También el hambre y su reverso - el banquete- aparece en esa obra maestra del cine español llamada ‘Plácido’, donde ya los títulos de crédito adelantan lo que se va a narrar, con el pobre, la mesa, un plato con el pavo y esa mano omnipotente y omnipresente que representa al burgués que limpia su conciencia de las injusticias sociales sentando un pobre a su mesa en Navidad. “Lo que hace falta es que nos manden a una casa donde haya pavo”, le dice un pobre a otro al principio de la película; “¿para qué quiero pavo con estos dientes?”, le espeta el otro mientras se calientan en una hoguera junto a la vías. “Bueno, los dientes que tenía…”.
“A mí padre le gustaba mucho el producto, la picaeta, la gamba roja, la mojama, la mollicà que está ahora prohibida, unos salmonetes pequeños que se hacían enteros y se comían con cabeza…todo eso lo disfrutaba mucho” cuenta su hijo. Aunque su plato preferido era el rossejat que preparaba su mujer, María Jesús Manrique de Aragón, con los restos del cocido del día anterior. María Jesús, además de una excelente cocinera, dio clases durante años en la escuela de cocina Alambique. "Siendo soriana, hacía unos arroces excelentes", señala José Luis. El primero de los cuatros hijos del matrimonio, que durante años se dedicó al mundo del cine, abrió un restaurante en Madrid unas semanas antes de declararse la pandemia. "Siempre me ha gustado cocinar y he dado clase durante 20 años también en Alambique, pero solo de arroces. Mis amigos me preguntaban siempre dónde comer un arroz en Madrid como los de Valencia y me animaban a abrir el restaurante, hasta que les hice caso.", apunta. "Menos mal que sé cocinar, porque el mundo del cine es una carrera muy larga y muy ingrata". "Hago un caldo con morralla, con galera, con cangrejo... En Madrid nunca habían probado esos arroces...", afirma. Le pregunto qué restaurante actual le habría gustado frecuentar a su padre. "El mío, le había encantado (risas). Sí porque además tengo las cosas que a él le gustaban: pescaditos, clotxinas, esgarraet... pediría eso y luego un buen arroz".

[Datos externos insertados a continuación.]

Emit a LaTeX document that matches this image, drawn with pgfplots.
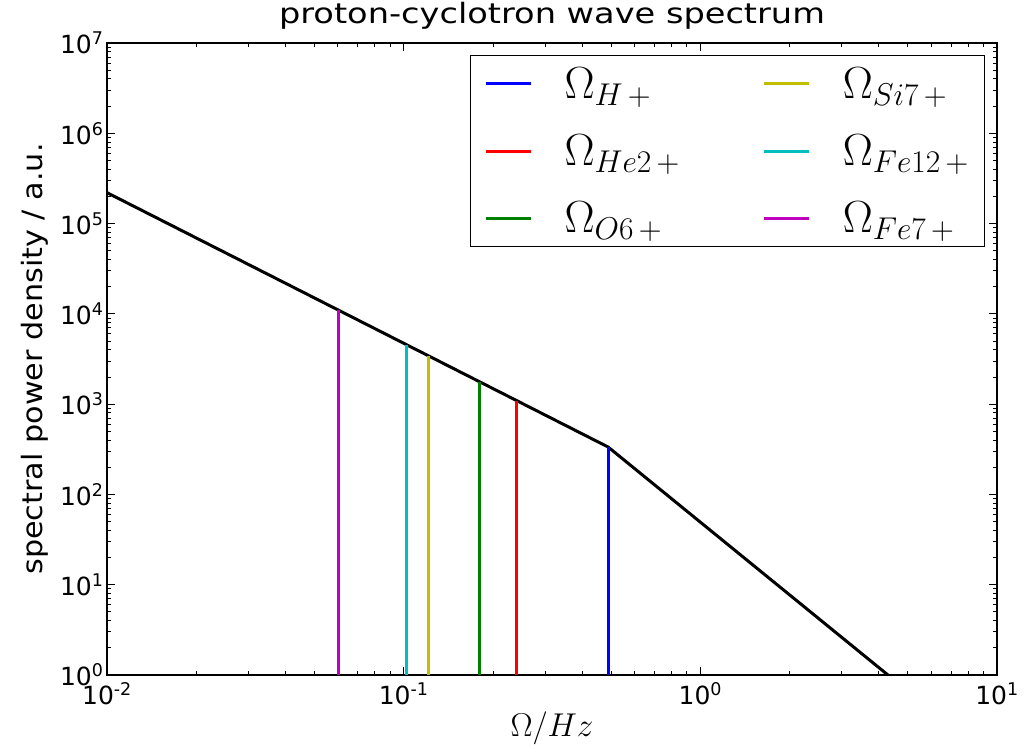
\RequirePackage{fix-cm}
\documentclass[border=0pt]{standalone}
\usepackage{pgfplots}
\pgfplotsset{compat=1.18}
\usepackage{fontspec}
\setmainfont{DejaVu Sans}
\newfontfamily\widesans[FakeStretch=1.2]{DejaVu Sans}
\newfontfamily\labelsans[FakeStretch=1.08]{DejaVu Sans}

\definecolor{mb}{rgb}{0,0,1}
\definecolor{mr}{rgb}{1,0,0}
\definecolor{mg}{rgb}{0,0.5,0}
\definecolor{my}{rgb}{0.75,0.75,0}
\definecolor{mc}{rgb}{0,0.75,0.75}
\definecolor{mm}{rgb}{0.75,0,0.75}

\begin{document}
\begin{tikzpicture}[x=1pt,y=1pt]
\useasboundingbox (0,0) rectangle (1028,748);
\begin{axis}[
  at={(107pt,73pt)}, anchor=south west,
  scale only axis, width=890pt, height=632pt,
  xmode=log, ymode=log,
  xmin=1e-2, xmax=10, ymin=1, ymax=1e7,
  xtick={0.01,0.1,1,10},
  xticklabels={10\textsuperscript{-2},10\textsuperscript{-1},10\textsuperscript{0},10\textsuperscript{1}},
  ytick={1,10,100,1000,10000,100000,1000000,10000000},
  yticklabels={10\textsuperscript{0},10\textsuperscript{1},10\textsuperscript{2},10\textsuperscript{3},10\textsuperscript{4},10\textsuperscript{5},10\textsuperscript{6},10\textsuperscript{7}},
  tick label style={font=\fontsize{25}{28}\selectfont},
  xticklabel style={yshift=-4pt},
  tick align=inside,
  major tick length=8pt, minor tick length=4pt,
  every tick/.style={black, line width=0.9pt},
  axis line style={line width=1.3pt},
  title={proton-cyclotron wave spectrum},
  title style={font=\widesans\fontsize{28}{32}\selectfont, anchor=base, at={(0.5,1)}, yshift=13pt},
  xlabel={$\Omega/Hz$},
  xlabel style={font=\fontsize{33}{36}\selectfont, at={(axis description cs:0.5,-0.085)}, anchor=center},
  ylabel={spectral power density / a.u.},
  ylabel style={font=\labelsans\fontsize{28}{32}\selectfont, at={(axis description cs:-0.0809,0.5)}, anchor=center},
  legend columns=2,
  legend cell align=left,
  legend image code/.code={\draw[#1] (0pt,0pt) -- (45pt,0pt);},
  legend style={at={(0.987,0.981)}, anchor=north east, draw=black, line width=1.3pt,
    font=\fontsize{45}{50}\selectfont, inner xsep=14pt, inner ysep=10pt,
    row sep=31pt,
    /tikz/every odd column/.append style={column sep=30pt},
    /tikz/every even column/.append style={column sep=81pt}},
]
% broken power-law spectrum
\addplot[black, line width=3pt, forget plot] coordinates {(0.01,2.2e5) (0.489,335) (4.29,1)};
% ion cyclotron frequencies
\addplot[mb, line width=3pt] coordinates {(0.489,1) (0.489,335)};
\addlegendentry{$\Omega_{H\,+}$}
\addplot[my, line width=3pt] coordinates {(0.1208,1) (0.1208,3440)};
\addlegendentry{$\Omega_{Si7\,+}$}
\addplot[mr, line width=3pt] coordinates {(0.241,1) (0.241,1090)};
\addlegendentry{$\Omega_{He2\,+}$}
\addplot[mc, line width=3pt] coordinates {(0.1026,1) (0.1026,4530)};
\addlegendentry{$\Omega_{Fe12\,+}$}
\addplot[mg, line width=3pt] coordinates {(0.1808,1) (0.1808,1760)};
\addlegendentry{$\Omega_{O6\,+}$}
\addplot[mm, line width=3pt] coordinates {(0.0605,1) (0.0605,1.09e4)};
\addlegendentry{$\Omega_{Fe7\,+}$}
\end{axis}
\end{tikzpicture}
\end{document}
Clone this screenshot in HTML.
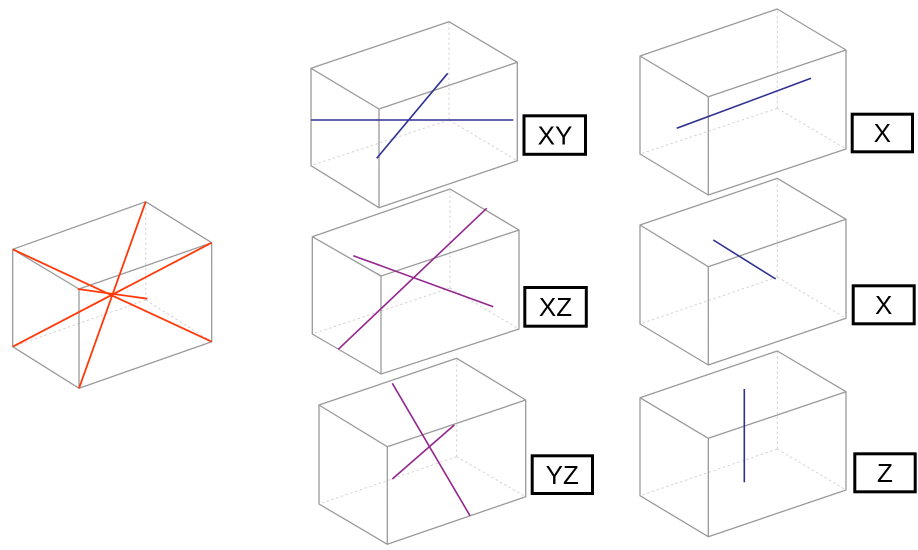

Un arroz como el Calabuch, de Casa Jaime, elaborado con espardenyas y ortigas de mar bautizado en honor de la preciosa fábula que el director rodó en Peñíscola en 1956 y que el propio director bendijo después de probarlo. "Mira que me han hecho bustos, retratos, cuadros, cines... ¿pero una arroz? ¡Ahora sí que me recordarán hasta después de muerto!", cuentan que exclamó Berlanga después de llevarse a la boca la primera cucharada.
Dicen que la noche que murió había cenado tortilla de patata. No puedo imaginarme una última cena más apetecible.